If you look closely enough in the picture above, you’ll see a line of hikers on the right-hand side. How’s that for perspective of just how massive Mount Rainier is?
Our view of the summit was never perfectly unobscured, but the clouds perfectly framed it, almost as if God was saying, “Look at My masterpiece.” One reason I have such a love for our natural areas is because hiking is such a spiritual experience for me. I feel so close to my Creator when I’m exploring His creation.
By the time we decided to turn around, the fog had completely overtaken the mountain.
I was very thankful for the ropes lining the trail during our descent because the path was VERY steep and ice-covered in spots. The fog was so thick at times that it felt like we were hiking into utter nothingness, like the mountain had completely disappeared.

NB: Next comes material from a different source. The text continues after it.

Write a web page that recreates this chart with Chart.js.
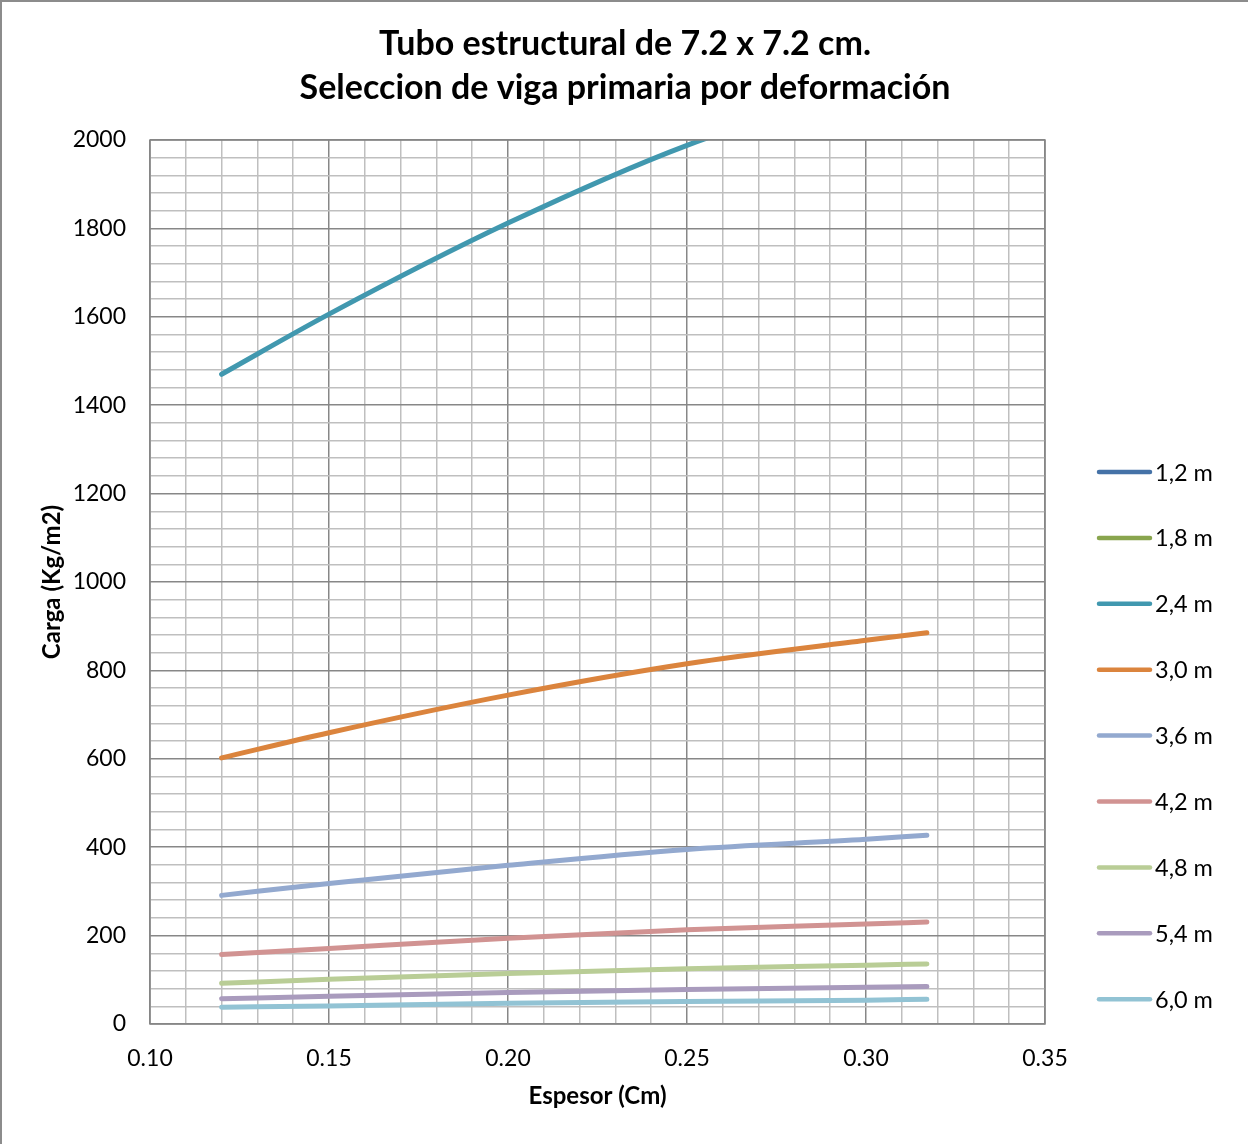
<!DOCTYPE html>
<html>
<head>
<meta charset="utf-8">
<script src="https://cdn.jsdelivr.net/npm/chart.js@4/dist/chart.umd.min.js"></script>
<style>
  html, body { margin: 0; padding: 0; background: #fff; }
  #wrap { position: relative; width: 1248px; height: 1144px; }
</style>
</head>
<body>
<div id="wrap"><canvas id="c" width="1248" height="1144"></canvas></div>
<script>
// ---- data ----
const titleLines = ['Tubo estructural de 7.2 x 7.2 cm.', 'Seleccion de viga primaria por deformación'];
const xTitle = 'Espesor (Cm)';
const yTitle = 'Carga (Kg/m2)';
const espesor = [0.12, 0.15, 0.20, 0.25, 0.30, 0.317];
const seriesLabels = ['1,2 m', '1,8 m', '2,4 m', '3,0 m', '3,6 m', '4,2 m', '4,8 m', '5,4 m', '6,0 m'];
const s12 = [23500, 25740, 29060, 31830, 33900, 34570];
const s18 = [4645, 5085, 5740, 6290, 6700, 6830];
const s24 = [1470, 1606, 1812, 1988, 2118, 2160];
const s30 = [602, 659, 744, 815, 868, 885];
const s36 = [291, 318, 359, 395, 418, 427];
const s42 = [157, 171, 194, 213, 226, 231];
const s48 = [92, 101, 114, 125, 133, 136];
const s54 = [57, 63, 71, 78, 83, 85];
const s60 = [38, 41, 47, 51, 54, 56];
const seriesValues = [s12, s18, s24, s30, s36, s42, s48, s54, s60];
const colors = ['#4572A7', '#89A54E', '#4198AF', '#DB843D', '#93A9CF', '#D19392', '#B9CD96', '#A99BBD', '#92C3D4'];
const xTicks = [0.10, 0.15, 0.20, 0.25, 0.30, 0.35];
const yTicks = [0, 200, 400, 600, 800, 1000, 1200, 1400, 1600, 1800, 2000];

const FONT = 'Lato, "Open Sans", sans-serif';

const datasets = seriesLabels.map((lab, i) => ({
  label: lab,
  data: espesor.map((x, j) => ({ x: x, y: seriesValues[i][j] })),
  borderColor: colors[i],
  backgroundColor: colors[i],
  borderWidth: 5,
  borderCapStyle: 'round',
  borderJoinStyle: 'round',
  pointRadius: 0,
  pointHoverRadius: 0,
  fill: false,
  cubicInterpolationMode: 'monotone'
}));

const isMajor = (v, step) => Math.abs(v / step - Math.round(v / step)) < 1e-6;

const decor = {
  id: 'decor',
  beforeDraw(chart) {
    const ctx = chart.ctx;
    ctx.save();
    ctx.fillStyle = '#fff';
    ctx.fillRect(0, 0, chart.width, chart.height);
    ctx.restore();
  },
  afterDraw(chart) {
    const ctx = chart.ctx;
    const area = chart.chartArea;
    ctx.save();
    // outer border (left/top)
    ctx.strokeStyle = '#8c8c8c';
    ctx.lineWidth = 2;
    ctx.beginPath();
    ctx.moveTo(1, 1144); ctx.lineTo(1, 1); ctx.lineTo(1248, 1);
    ctx.stroke();
    // plot frame
    ctx.strokeStyle = '#868686';
    ctx.lineWidth = 1.5;
    ctx.strokeRect(area.left, area.top, area.right - area.left, area.bottom - area.top);
    // title
    ctx.fillStyle = '#000';
    ctx.font = 'bold 34px ' + FONT;
    ctx.textAlign = 'center';
    ctx.textBaseline = 'middle';
    ctx.fillText(titleLines[0], 625, 44);
    ctx.fillText(titleLines[1], 625, 88);
    // legend
    ctx.font = '23.5px ' + FONT;
    ctx.textAlign = 'left';
    chart.data.datasets.forEach((ds, i) => {
      const y = 472 + i * 65.9;
      ctx.strokeStyle = ds.borderColor;
      ctx.lineWidth = 4.5;
      ctx.lineCap = 'round';
      ctx.beginPath();
      ctx.moveTo(1099, y); ctx.lineTo(1150, y);
      ctx.stroke();
      ctx.fillStyle = '#000';
      ctx.fillText(ds.label, 1155, y + 1);
    });
    ctx.restore();
  }
};

new Chart(document.getElementById('c'), {
  type: 'line',
  data: { datasets },
  options: {
    responsive: false,
    animation: false,
    devicePixelRatio: 1,
    layout: { padding: { left: 0, right: 203, top: 140, bottom: 0 } },
    plugins: { legend: { display: false }, title: { display: false }, tooltip: { enabled: false } },
    scales: {
      x: {
        type: 'linear',
        min: 0.10, max: 0.35,
        afterFit(s) { s.height = 120; },
        afterBuildTicks(s) {
          const t = [];
          for (let k = 0; k <= 25; k++) t.push({ value: +(0.10 + k * 0.01).toFixed(2) });
          s.ticks = t;
        },
        ticks: {
          autoSkip: false,
          maxRotation: 0,
          padding: 21,
          color: '#000',
          font: { family: FONT, size: 23 },
          callback(v) { return xTicks.some(t => Math.abs(t - v) < 1e-6) ? v.toFixed(2) : ''; }
        },
        grid: {
          drawTicks: false,
          color(c) { return isMajor(c.tick.value, 0.05) ? '#878787' : '#bfbfbf'; },
          lineWidth(c) { return 1.5; }
        },
        border: { display: false },
        title: { display: true, text: xTitle, color: '#000', font: { family: FONT, size: 24, weight: 'bold' }, padding: { top: 0, bottom: 33 } }
      },
      y: {
        type: 'linear',
        min: 0, max: 2000,
        afterFit(s) { s.width = 150; },
        afterBuildTicks(s) {
          const t = [];
          for (let k = 0; k <= 50; k++) t.push({ value: k * 40 });
          s.ticks = t;
        },
        ticks: {
          autoSkip: false,
          padding: 24,
          color: '#000',
          font: { family: FONT, size: 23 },
          callback(v) { return yTicks.includes(v) ? String(v) : ''; }
        },
        grid: {
          drawTicks: false,
          color(c) { return isMajor(c.tick.value, 200) ? '#878787' : '#bfbfbf'; },
          lineWidth(c) { return 1.5; }
        },
        border: { display: false },
        title: { display: true, text: yTitle, color: '#000', font: { family: FONT, size: 24, weight: 'bold' }, padding: { top: 38, bottom: 0 } }
      }
    }
  },
  plugins: [decor]
});
</script>
</body>
</html>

We made it back to the visitor center around noon and explored the exhibits (and gift shop) before setting out for the next leg of our vacation.
I really wish we had allotted more time to explore Mount Rainier National Park in our trip itinerary. Now I keep asking Ben when we’re going to return. I learned my lesson: Mount Rainier should not be treated as an afterthought; it is a breathtaking must-see destination.